As can be seen from the case, changes are necessary in order to transform organizations. Changes are decisions but these decisions have to be turned to plans and action. A complete transformation is possible if changes are viable. As can be seen, one of the greatest challenges facing changing an organization is letting people changed in their minds and convincing them that it is possible. For example, the managers could have viewed the plan as not important and a threat to their culture of holding on to leadership, even on loss-making scenario. A change is not by means easy and one can learn that small thing matter a lot. In cases where the employees are not satisfied with the proposed changes, one can initiate a pilot project so as to implement the changes and the rest will follow suit. In the above scenario, for example, since there was reluctant to the idea, they chose to begin the project in the pediatric intensive care unit and hoped to spread it to the rest. Some even viewed it as a ‘copybook’ initiative and would ignore it, but like the cardiologist who was used to walking out of the meetings finally saw the use of such a need. It is true that sometimes some do not react this because they don’t see the need of it but that they may think that whoever is trying to initiate it want to get their heads too high. Meliones gives us an idea that he realized on how to communicate with those people who have knowledge more than you have, in their particular area of specialization or field. One should be willing to put him or herself in their heads and feel what they experience other than commanding them. A good approach to people while initiating change is very necessary and one must learn to communicate well with the staff and employees.

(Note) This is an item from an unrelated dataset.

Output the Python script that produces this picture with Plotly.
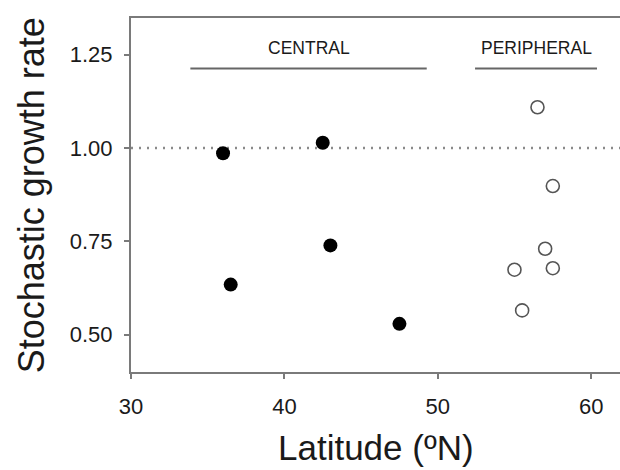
import plotly.graph_objects as go

# Central populations (filled) and peripheral populations (open)
central_lat = [36.0, 42.5, 36.5, 43.0, 47.5]
central_rate = [0.986, 1.014, 0.634, 0.739, 0.529]

peripheral_lat = [56.5, 57.5, 57.0, 55.0, 57.5, 55.5]
peripheral_rate = [1.109, 0.898, 0.730, 0.674, 0.678, 0.565]

# Group bars drawn above the points: (label, start, end)
groups = [("CENTRAL", 33.87, 49.28), ("PERIPHERAL", 52.43, 60.38)]

x_ticks = [30, 40, 50, 60]
y_ticks = [0.50, 0.75, 1.00, 1.25]

FONT = "Liberation Sans, Arial, sans-serif"
AXIS_COLOR = "#7a7a7a"
TEXT_COLOR = "#1a1a1a"

fig = go.Figure()

fig.add_trace(go.Scatter(
    x=central_lat, y=central_rate, mode="markers",
    marker=dict(size=14, color="black", line=dict(width=0)),
    showlegend=False, cliponaxis=False,
))
fig.add_trace(go.Scatter(
    x=peripheral_lat, y=peripheral_rate, mode="markers",
    marker=dict(size=13, color="white", line=dict(width=1.6, color="#555555")),
    showlegend=False, cliponaxis=False,
))

# Reference line at a growth rate of 1
fig.add_shape(type="line", xref="paper", x0=0, x1=1, yref="y", y0=1.0, y1=1.0,
              line=dict(color="#8a8a8a", width=2.5, dash="2px,6px"), layer="below")

for label, x0, x1 in groups:
    fig.add_shape(type="line", xref="x", yref="y", x0=x0, x1=x1, y0=1.2126, y1=1.2126,
                  line=dict(color="#666666", width=2))
    fig.add_annotation(x=(x0 + x1) / 2, y=1.268, text=label, showarrow=False,
                       xanchor="center", yanchor="middle",
                       font=dict(family=FONT, size=17.5, color=TEXT_COLOR))

# Axis titles
fig.add_annotation(xref="paper", yref="paper", x=0.502, y=-0.2138,
                   text="Latitude (ºN)", showarrow=False,
                   xanchor="center", yanchor="middle",
                   font=dict(family=FONT, size=35, color=TEXT_COLOR))
fig.add_annotation(xref="paper", yref="paper", x=-0.2038, y=0.5,
                   text="Stochastic growth rate", showarrow=False, textangle=-90,
                   xanchor="center", yanchor="middle",
                   font=dict(family=FONT, size=36, color=TEXT_COLOR))

fig.update_layout(
    width=620, height=470,
    margin=dict(l=131, r=0, t=18, b=98),
    paper_bgcolor="white", plot_bgcolor="white",
    font=dict(family=FONT),
    showlegend=False,
)

fig.update_xaxes(
    range=[30, 61.88], tickvals=x_ticks, ticktext=[str(v) for v in x_ticks],
    showgrid=False, zeroline=False,
    showline=True, linecolor=AXIS_COLOR, linewidth=2, mirror=True,
    ticks="outside", ticklen=5, tickwidth=1.5, tickcolor=AXIS_COLOR,
    tickfont=dict(family=FONT, size=22, color=TEXT_COLOR),
    ticklabelstandoff=9,
)
fig.update_yaxes(
    range=[0.40, 1.348], tickvals=y_ticks, ticktext=[f"{v:.2f}" for v in y_ticks],
    showgrid=False, zeroline=False,
    showline=True, linecolor=AXIS_COLOR, linewidth=2, mirror=False,
    ticks="outside", ticklen=5, tickwidth=1.5, tickcolor=AXIS_COLOR,
    tickfont=dict(family=FONT, size=22, color=TEXT_COLOR),
    ticklabelstandoff=7,
)

fig.write_html("out.html")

An organization should identify on the areas it must excel in to bring satisfaction to its stakeholders and clients. New strategies may require to be brought in for purposes of boosting performance in these two and bringing higher capital returns. The hospital was first concentrating on it need to cut-cost by having it understaffed. This would lead to paralyzed operations since customers would run away and transfer patients. The community, on the other hand, would not benefit from the hospital as much as when the changes were introduced. A good change is that which meets its target. Meliones saw the reason why the hospital didn’t satisfy the needs of its customers, and knew what needed to be done. Implementing changes, the hospital is transformed from that of running in losses to that which makes profits. The basic need of having the hospital in the first place in meeting the health needs of the community is accomplished without a further need to having it unnecessarily understaffed. Customer satisfaction, easier and quicker processes are achieved by introducing the changes. Besides, the staff is benefiting by sharing ideas and coordinating while working together. Thus the score card approach achieved its intended duty and was successful. Establishment of ways to measure performance is one big success to improving it. The hospital has even ways to evaluate customer satisfaction. The implementation of the balance score card measures achieved its purpose although it did not mean being free of challenges, and came out with lessons for Meliones to learn. The strategy can befit any organization in any sphere of operation.
Meliones, J. (2000). Saving money, saving lives. Harvard Business Review, 78(6), 57-67.